AI-native is the right pattern when:

  • The user's job-to-be-done is fundamentally one of expressing intent and getting results, not of operating a feature set
  • The data is the primary thing of value and the application is increasingly about accessing it through AI
  • Building a new application is on the table and incumbent architecture is not constraining the design
  • The user base will value the natural-language interaction over the existing structured interaction
  • The investment in the knowledge layer is justified by the breadth of use cases it serves

Most enterprises in 2024 are doing both — keeping mature applications as bolted-on, and building new applications as AI-native. The mistake is calling one the other.

What we see in practice

Some patterns that show up after launch:

Bolted-on applications with too many features. Each AI feature was added because someone wanted it. The application surface fragments. Users don't know which feature to use for what. Cumulative AI utility is less than the sum of its parts.

AI-native applications with weak data layers. The AI surface is good but the knowledge layer is shallow. Queries return shallow answers. Users learn the limits and abandon the natural-language surface in favour of the structured fallback.

Bolted-on applications that should have been AI-native. A feature surface that has accumulated so many AI capabilities that the deterministic structure has become friction. Time for a redesign, often resisted because the existing application has years of investment in it.

AI-native applications that should have been bolted-on. A team chases the architectural fashion and builds a natural-language surface for a use case where users actually preferred the structured one. The structured surface gets re-added as a fallback that becomes the primary.
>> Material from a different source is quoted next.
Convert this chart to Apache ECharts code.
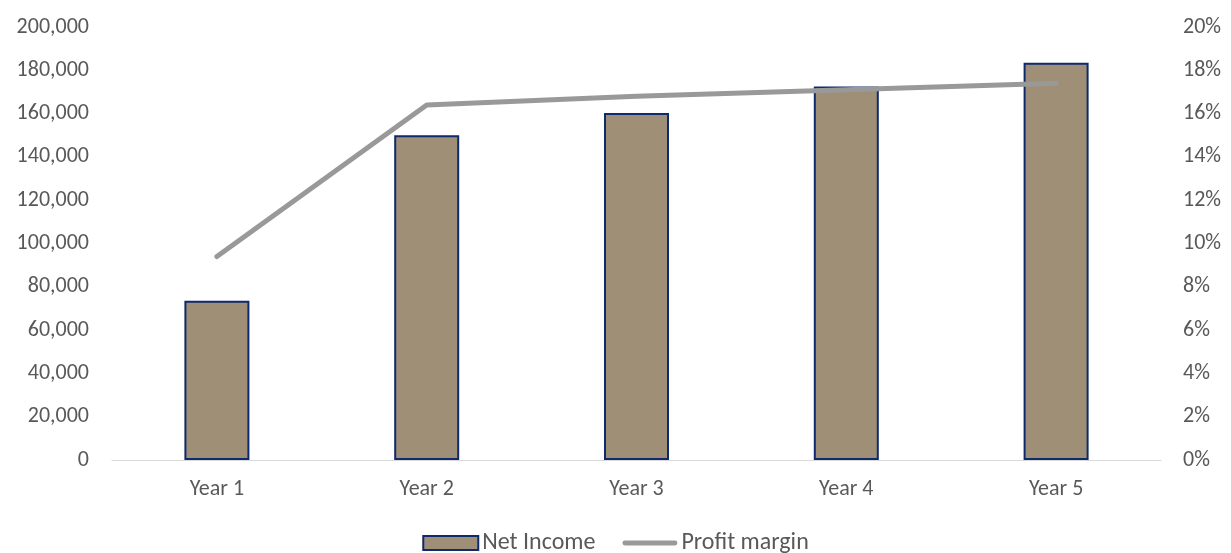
<!DOCTYPE html>
<html>
<head>
<meta charset="utf-8">
<script src="https://cdn.jsdelivr.net/npm/echarts@6/dist/echarts.min.js"></script>
<style>
  html, body { margin: 0; padding: 0; background: #fff; }
  #chart { width: 1231px; height: 553px; }
</style>
</head>
<body>
<div id="chart"></div>
<script>
// Five-year net income with profit margin on a secondary axis
const categories = ['Year 1', 'Year 2', 'Year 3', 'Year 4', 'Year 5'];
const netIncome = [73500, 150000, 160300, 172500, 183500];
const profitMargin = [0.094, 0.164, 0.168, 0.171, 0.174];

const textColor = '#595959';
const fontFamily = 'Carlito, Calibri, "Open Sans", "Liberation Sans", sans-serif';

const chart = echarts.init(document.getElementById('chart'));
chart.setOption({
  animation: false,
  textStyle: { fontFamily: fontFamily, color: textColor },
  grid: { left: 112, right: 70, top: 27, bottom: 93, containLabel: false },
  legend: {
    top: 526,
    left: 'center',
    itemGap: 27,
    itemWidth: 55,
    itemHeight: 14,
    textStyle: { fontSize: 24, color: textColor, fontFamily: fontFamily, padding: [0, 0, 0, -1] },
    data: [
      { name: 'Net Income', icon: 'rect' },
      {
        name: 'Profit margin',
        icon: 'path://M2.5,0 L53.5,0 A2.5,2.5 0 0 1 53.5,5 L2.5,5 A2.5,2.5 0 0 1 2.5,0 Z',
        itemStyle: { color: '#999999', borderWidth: 0 }
      }
    ]
  },
  xAxis: {
    type: 'category',
    data: categories,
    axisLine: { show: true, lineStyle: { color: '#D9D9D9', width: 1 } },
    axisTick: { show: false },
    axisLabel: { color: textColor, fontSize: 22, margin: 18 }
  },
  yAxis: [
    {
      type: 'value',
      min: 0,
      max: 200000,
      interval: 20000,
      splitLine: { show: false },
      axisLine: { show: false },
      axisTick: { show: false },
      axisLabel: {
        color: textColor,
        fontSize: 22,
        margin: 23,
        formatter: v => v.toLocaleString('en-US')
      }
    },
    {
      type: 'value',
      min: 0,
      max: 0.2,
      interval: 0.02,
      splitLine: { show: false },
      axisLine: { show: false },
      axisTick: { show: false },
      axisLabel: {
        color: textColor,
        fontSize: 22,
        margin: 22,
        formatter: v => Math.round(v * 100) + '%'
      }
    }
  ],
  series: [
    {
      name: 'Net Income',
      type: 'bar',
      data: netIncome,
      barWidth: 65,
      itemStyle: { color: '#A08F77', borderColor: '#0E2A6C', borderWidth: 2 }
    },
    {
      name: 'Profit margin',
      type: 'line',
      yAxisIndex: 1,
      data: profitMargin,
      symbol: 'none',
      lineStyle: { color: '#999999', width: 5, cap: 'round' },
      itemStyle: { color: '#999999' }
    }
  ]
});
</script>
</body>
</html>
The right pattern is the one that serves the user, not the one that sounds more sophisticated.

The implications for enterprise procurement

When commissioning AI work, the bolted-on vs AI-native distinction has procurement implications:

  • Scope. AI-native projects are larger in scope than bolted-on. The data layer investment alone often dominates.
  • Timeline. Bolted-on features can ship in weeks. AI-native applications take quarters at minimum.
  • Risk profile. AI-native carries more risk — both technical (the architecture is newer) and adoption (users have to learn a new interaction model).
  • Build vs buy. Bolted-on features can often be bought as add-ons to existing platforms. AI-native applications are usually custom.
  • Long-term maintenance. Both have ongoing investment, but the shape is different. Bolted-on needs maintenance per feature; AI-native needs investment in the data and prompt layers.
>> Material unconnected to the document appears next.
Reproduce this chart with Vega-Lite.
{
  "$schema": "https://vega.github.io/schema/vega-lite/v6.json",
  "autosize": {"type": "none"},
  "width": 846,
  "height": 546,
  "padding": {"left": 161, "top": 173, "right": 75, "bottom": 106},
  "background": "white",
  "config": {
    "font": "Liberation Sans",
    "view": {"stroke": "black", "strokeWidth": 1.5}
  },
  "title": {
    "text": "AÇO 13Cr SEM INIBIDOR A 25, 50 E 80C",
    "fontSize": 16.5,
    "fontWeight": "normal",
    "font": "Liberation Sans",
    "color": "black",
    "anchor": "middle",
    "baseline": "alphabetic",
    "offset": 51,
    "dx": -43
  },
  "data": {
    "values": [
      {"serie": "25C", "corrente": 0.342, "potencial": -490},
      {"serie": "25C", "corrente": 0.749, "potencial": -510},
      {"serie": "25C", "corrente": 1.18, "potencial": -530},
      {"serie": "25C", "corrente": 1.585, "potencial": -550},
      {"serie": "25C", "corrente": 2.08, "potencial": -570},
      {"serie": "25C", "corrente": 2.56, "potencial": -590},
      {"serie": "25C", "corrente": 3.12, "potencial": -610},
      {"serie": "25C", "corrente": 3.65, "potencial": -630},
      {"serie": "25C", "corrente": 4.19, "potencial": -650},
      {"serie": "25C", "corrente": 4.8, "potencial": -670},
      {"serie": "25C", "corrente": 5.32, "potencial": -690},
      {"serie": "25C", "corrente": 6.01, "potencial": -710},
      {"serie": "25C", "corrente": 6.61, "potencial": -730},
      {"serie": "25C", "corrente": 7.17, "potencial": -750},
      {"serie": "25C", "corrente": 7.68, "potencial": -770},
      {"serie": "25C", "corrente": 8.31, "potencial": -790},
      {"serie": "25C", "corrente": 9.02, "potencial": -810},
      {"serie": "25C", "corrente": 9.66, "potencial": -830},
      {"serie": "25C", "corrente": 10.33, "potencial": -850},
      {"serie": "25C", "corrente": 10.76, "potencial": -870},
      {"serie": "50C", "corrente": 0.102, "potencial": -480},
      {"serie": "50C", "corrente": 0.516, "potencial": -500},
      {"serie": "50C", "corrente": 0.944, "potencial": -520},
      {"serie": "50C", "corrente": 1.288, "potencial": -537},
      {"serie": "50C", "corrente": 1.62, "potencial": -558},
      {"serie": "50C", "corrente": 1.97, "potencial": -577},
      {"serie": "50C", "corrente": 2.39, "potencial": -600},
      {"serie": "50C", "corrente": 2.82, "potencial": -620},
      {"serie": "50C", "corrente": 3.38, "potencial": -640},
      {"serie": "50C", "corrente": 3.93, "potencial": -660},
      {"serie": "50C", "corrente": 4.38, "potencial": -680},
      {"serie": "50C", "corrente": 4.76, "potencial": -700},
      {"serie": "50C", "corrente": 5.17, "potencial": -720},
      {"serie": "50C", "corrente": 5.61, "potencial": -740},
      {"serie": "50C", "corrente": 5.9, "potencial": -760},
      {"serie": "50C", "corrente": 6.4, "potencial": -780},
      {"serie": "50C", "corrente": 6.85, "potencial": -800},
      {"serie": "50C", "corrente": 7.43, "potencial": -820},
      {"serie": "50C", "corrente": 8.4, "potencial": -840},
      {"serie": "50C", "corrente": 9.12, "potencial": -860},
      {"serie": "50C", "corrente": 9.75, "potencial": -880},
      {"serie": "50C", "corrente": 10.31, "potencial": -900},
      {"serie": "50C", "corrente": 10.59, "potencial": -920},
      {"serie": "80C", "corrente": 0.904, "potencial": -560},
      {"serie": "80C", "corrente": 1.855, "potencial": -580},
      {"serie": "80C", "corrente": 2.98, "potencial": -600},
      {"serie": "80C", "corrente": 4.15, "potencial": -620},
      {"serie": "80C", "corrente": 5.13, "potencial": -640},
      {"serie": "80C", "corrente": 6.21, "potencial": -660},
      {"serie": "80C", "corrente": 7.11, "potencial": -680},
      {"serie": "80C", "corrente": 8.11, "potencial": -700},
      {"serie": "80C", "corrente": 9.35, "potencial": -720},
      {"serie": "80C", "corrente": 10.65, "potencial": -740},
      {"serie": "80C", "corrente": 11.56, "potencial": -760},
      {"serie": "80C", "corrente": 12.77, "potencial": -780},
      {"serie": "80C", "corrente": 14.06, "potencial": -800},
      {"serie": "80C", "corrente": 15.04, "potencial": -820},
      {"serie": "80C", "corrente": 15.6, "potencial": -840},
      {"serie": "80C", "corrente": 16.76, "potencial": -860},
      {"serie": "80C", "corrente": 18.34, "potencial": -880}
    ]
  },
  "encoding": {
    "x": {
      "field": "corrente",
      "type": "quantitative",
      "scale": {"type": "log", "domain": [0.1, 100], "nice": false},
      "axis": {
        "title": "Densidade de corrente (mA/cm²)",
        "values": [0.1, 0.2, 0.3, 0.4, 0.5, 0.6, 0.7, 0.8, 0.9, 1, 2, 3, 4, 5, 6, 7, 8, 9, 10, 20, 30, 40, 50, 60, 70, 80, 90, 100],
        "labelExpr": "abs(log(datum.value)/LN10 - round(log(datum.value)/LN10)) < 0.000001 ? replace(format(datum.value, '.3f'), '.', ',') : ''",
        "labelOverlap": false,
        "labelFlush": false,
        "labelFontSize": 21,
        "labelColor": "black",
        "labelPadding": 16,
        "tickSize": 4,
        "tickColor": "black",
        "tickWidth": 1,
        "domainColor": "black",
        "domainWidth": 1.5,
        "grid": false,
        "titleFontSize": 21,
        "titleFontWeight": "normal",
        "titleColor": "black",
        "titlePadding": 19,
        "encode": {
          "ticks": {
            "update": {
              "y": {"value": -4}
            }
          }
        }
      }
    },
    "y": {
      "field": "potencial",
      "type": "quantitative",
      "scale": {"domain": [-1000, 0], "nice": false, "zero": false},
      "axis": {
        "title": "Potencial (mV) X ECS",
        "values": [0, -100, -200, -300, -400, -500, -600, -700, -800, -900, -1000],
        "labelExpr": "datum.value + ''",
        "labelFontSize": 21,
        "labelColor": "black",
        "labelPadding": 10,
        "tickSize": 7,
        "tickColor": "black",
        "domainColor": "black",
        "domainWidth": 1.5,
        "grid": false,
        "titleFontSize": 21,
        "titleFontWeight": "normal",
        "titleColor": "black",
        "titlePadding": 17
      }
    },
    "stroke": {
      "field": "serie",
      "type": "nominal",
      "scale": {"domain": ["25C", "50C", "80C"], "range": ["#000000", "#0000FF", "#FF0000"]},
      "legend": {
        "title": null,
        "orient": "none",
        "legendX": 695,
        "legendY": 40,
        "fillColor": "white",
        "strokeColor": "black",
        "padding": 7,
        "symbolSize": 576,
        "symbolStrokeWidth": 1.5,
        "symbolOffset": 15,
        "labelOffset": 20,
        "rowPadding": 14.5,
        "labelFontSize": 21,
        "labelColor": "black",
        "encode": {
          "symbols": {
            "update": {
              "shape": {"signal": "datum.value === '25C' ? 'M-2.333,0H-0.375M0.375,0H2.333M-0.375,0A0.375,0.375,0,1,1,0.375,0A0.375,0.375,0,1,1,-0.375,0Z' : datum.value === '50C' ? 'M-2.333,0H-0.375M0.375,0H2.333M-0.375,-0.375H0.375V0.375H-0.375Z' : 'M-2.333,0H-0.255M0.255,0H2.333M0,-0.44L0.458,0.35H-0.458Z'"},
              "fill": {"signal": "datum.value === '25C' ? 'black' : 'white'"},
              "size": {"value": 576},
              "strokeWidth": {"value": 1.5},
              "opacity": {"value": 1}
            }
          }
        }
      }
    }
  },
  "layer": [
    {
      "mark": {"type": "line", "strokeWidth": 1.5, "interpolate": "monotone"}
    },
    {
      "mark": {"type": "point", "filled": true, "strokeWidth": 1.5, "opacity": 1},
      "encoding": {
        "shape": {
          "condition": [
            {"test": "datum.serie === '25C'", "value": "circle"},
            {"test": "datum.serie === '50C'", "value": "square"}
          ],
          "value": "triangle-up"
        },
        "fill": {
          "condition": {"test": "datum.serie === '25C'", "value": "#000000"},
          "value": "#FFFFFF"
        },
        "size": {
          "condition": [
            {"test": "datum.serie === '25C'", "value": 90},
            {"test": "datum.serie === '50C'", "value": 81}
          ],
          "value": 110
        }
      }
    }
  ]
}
A clear-eyed decision at the start avoids the worst outcome — a project sold as AI-native, delivered as bolted-on, and measured against AI-native expectations.

What we recommend

For enterprise teams designing AI initiatives in 2024:

  1. Be explicit about which pattern you are building. Both are legitimate; conflating them produces disappointment.
  2. Choose based on the user's job-to-be-done, not on the architectural fashion.
  3. If AI-native, invest in the data layer before the model layer. The ceiling is set there.
  4. If bolted-on, keep the feature surface coherent. Resist adding AI features that don't earn their place.
  5. Design the trust surface deliberately. Citations, explanations, confidence indicators, escalation paths.
  6. Plan the feedback loop. Without it, the system stagnates.

The distinction matters because the wrong pattern wastes investment. The right pattern compounds.